Recessional
- First edition
- Author: James A. Michener
- Language: English
- Genre: Fiction
- Publisher: Random House
- Publication date: 1994
- Publication place: United States
- Media type: print
- Pages: 484pp.
- ISBN: 0-679-43612-X

= Recessional (novel) =

1994 novel by James A. Michener

Recessional (1994), the final novel by American author James A. Michener, centers on life in a fictional retirement home and hospice known as The Palms.

Disgraced obstetrician Andy Zorn's life changes when he is hired by John Taggart, the head of a retirement home chain, to run his financially unstable Florida operation called The Palms. Andy must agree to sign on as a business manager only, and is in no way authorized to provide medical advice or treatment to the residents of the geriatric care facility. This restriction eats away at him as difficult situations develop and call out to his medical expertise and sense of professional obligation. As Andy struggles to keep The Palms, his reputation, and hope afloat, he faces politics and morality, romance and bitterness, and a litigious scandal from his own past that threatens to ignite controversy wherever he goes.

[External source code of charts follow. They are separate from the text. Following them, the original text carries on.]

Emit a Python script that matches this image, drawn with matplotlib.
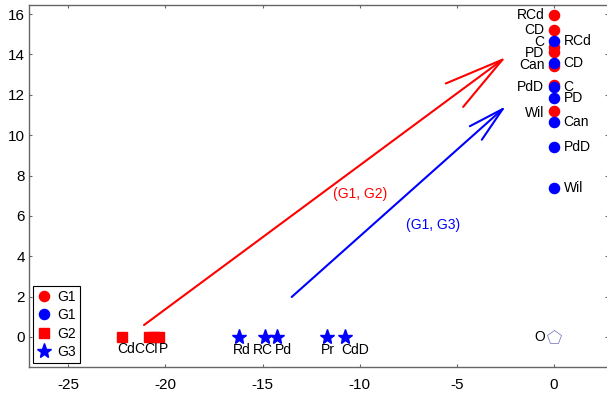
import matplotlib
matplotlib.use("Agg")
import matplotlib.pyplot as plt
from matplotlib.lines import Line2D

plt.rcParams['font.family'] = ['Liberation Sans', 'DejaVu Sans']
plt.rcParams['axes.unicode_minus'] = False

# G1 points (two groups at x = 0)
g1_names = ['RCd', 'CD', 'C', 'PD', 'Can', 'PdD', 'Wil']
g1_red_y = [15.95, 15.23, 14.36, 14.11, 13.44, 12.47, 11.19]
g1_red_label_y = [15.95, 15.23, 14.63, 14.07, 13.47, 12.40, 11.11]
g1_blue_y = [14.68, 13.58, 12.38, 11.85, 10.66, 9.42, 7.36]

# G2 points (red squares on y = 0)
g2_names = ['Cd', 'C', 'CI', 'P']
g2_x = [-22.25, -20.85, -20.59, -20.33]
g2_label_x = [-22.03, -21.32, -20.71, -20.11]

# G3 points (blue stars on y = 0)
g3_names = ['Rd', 'RC', 'Pd', 'Pr', 'CdD']
g3_x = [-16.21, -14.87, -14.24, -11.70, -10.76]
g3_label_x = [-16.05, -14.98, -13.95, -11.66, -10.24]

# origin
origin_name = 'O'

# arrows: (start, end)
arrow_g2 = ((-21.1, 0.59), (-2.47, 13.87))
arrow_g3 = ((-13.5, 1.98), (-2.47, 11.44))
arrow_g2_label = (-9.98, 7.08)
arrow_g3_label = (-6.23, 5.55)

fig = plt.figure(figsize=(6.07, 3.98), dpi=100)
ax = fig.add_axes([29 / 607, 31 / 398, 579 / 607, 362 / 398])

ax.set_xlim(-27.02, 2.78)
ax.set_ylim(-1.49, 16.45)

# arrows
ax.annotate('', xy=arrow_g2[1], xytext=arrow_g2[0],
            arrowprops=dict(arrowstyle='->,head_length=4.3,head_width=1.05',
                            mutation_scale=10, color='red', lw=1.5,
                            shrinkA=0, shrinkB=0))
ax.annotate('', xy=arrow_g3[1], xytext=arrow_g3[0],
            arrowprops=dict(arrowstyle='->,head_length=2.6,head_width=0.65',
                            mutation_scale=10, color='blue', lw=1.5,
                            shrinkA=0, shrinkB=0))
ax.text(arrow_g2_label[0], arrow_g2_label[1], '(G1, G2)', color='red',
        fontsize=10, ha='center', va='center')
ax.text(arrow_g3_label[0], arrow_g3_label[1], '(G1, G3)', color='blue',
        fontsize=10, ha='center', va='center')

# G1 red + blue circles
ax.plot([0] * len(g1_red_y), g1_red_y, 'o', color='red', ms=7.3, ls='none')
ax.plot([0] * len(g1_blue_y), g1_blue_y, 'o', color='blue', ms=7.3, ls='none')
for name, y in zip(g1_names, g1_red_label_y):
    ax.annotate(name, (0, y), xytext=(-7, 0), textcoords='offset points',
                ha='right', va='center', fontsize=10)
for name, y in zip(g1_names, g1_blue_y):
    ax.annotate(name, (0, y), xytext=(7, 0), textcoords='offset points',
                ha='left', va='center', fontsize=10)

# G2 squares
ax.plot(g2_x, [0] * len(g2_x), 's', color='red', ms=6.5, ls='none')
for name, x in zip(g2_names, g2_label_x):
    ax.annotate(name, (x, 0), xytext=(0, -8.5), textcoords='offset points',
                ha='center', va='center', fontsize=10)

# G3 stars
ax.plot(g3_x, [0] * len(g3_x), '*', color='blue', ms=11, ls='none')
for name, x in zip(g3_names, g3_label_x):
    ax.annotate(name, (x, 0), xytext=(0, -9.5), textcoords='offset points',
                ha='center', va='center', fontsize=10)

# origin pentagon
ax.plot([0], [0], 'p', mfc='none', mec='#6a6ab8', mew=0.5, ms=10)
ax.annotate(origin_name, (0, 0), xytext=(-6.5, 0), textcoords='offset points',
            ha='right', va='center', fontsize=10)

# axes styling
for s in ax.spines.values():
    s.set_color('0.4')
    s.set_linewidth(1)
ax.set_xticks([-25, -20, -15, -10, -5, 0])
ax.set_yticks([0, 2, 4, 6, 8, 10, 12, 14, 16])
ax.tick_params(axis='both', direction='in', length=2.5, color='0.4',
               top=True, right=True, labelsize=11)
ax.tick_params(axis='x', pad=8)
ax.tick_params(axis='y', pad=3)

# legend
handles = [
    Line2D([0], [0], marker='o', color='red', ls='none', ms=7.3),
    Line2D([0], [0], marker='o', color='blue', ls='none', ms=7.3),
    Line2D([0], [0], marker='s', color='red', ls='none', ms=6.5),
    Line2D([0], [0], marker='*', color='blue', ls='none', ms=11),
]
leg = ax.legend(handles, ['G1', 'G1', 'G2', 'G3'], loc='lower left',
                fontsize=10, fancybox=False, framealpha=1, edgecolor='black',
                borderaxespad=0.3, borderpad=0.3, handlelength=1.0,
                handletextpad=0.4, labelspacing=0.3)
leg.get_frame().set_linewidth(0.8)

fig.savefig('out.png', dpi=100)
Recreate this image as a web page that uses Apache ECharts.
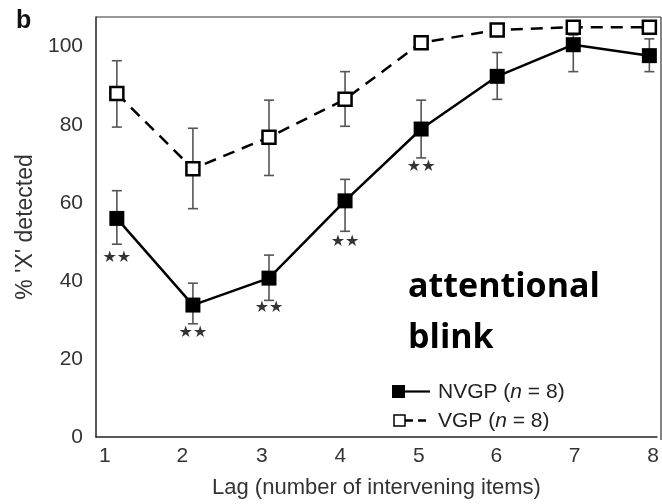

Though not as epic in scope as some of Michener's other works, Recessional follows a familiar narrative rhythm that Michener largely maintained throughout his career. Michener's training at Swarthmore College in Pennsylvania was in history and sociology so he was well qualified to write on this subject especially as he was 87 when the book was published. Although this was his final novel, it was not his last book; his last book was A Century of Sonnets, a collection of his poetry published in 1997, the year he died, on the occasion of his 90th birthday.
The novel educates as it tells a series of interconnected vignettes that collectively paint a larger picture of life in the retirement industry, both from a business point of view, and from that of the residents themselves as they seek meaning and companionship in the twilight of their lives.

Michener lived at Allegro retirement center in St. Petersburg, FL, during the writing and researching of the book; Allegro was then attached to Eckerd College where Michener used the school and library facilities for additional data gathering. Michener endowed a writing school at Eckerd College which was founded by Eckerd Drug and is the site of the 2011 annual meeting of the James A. Michener Society.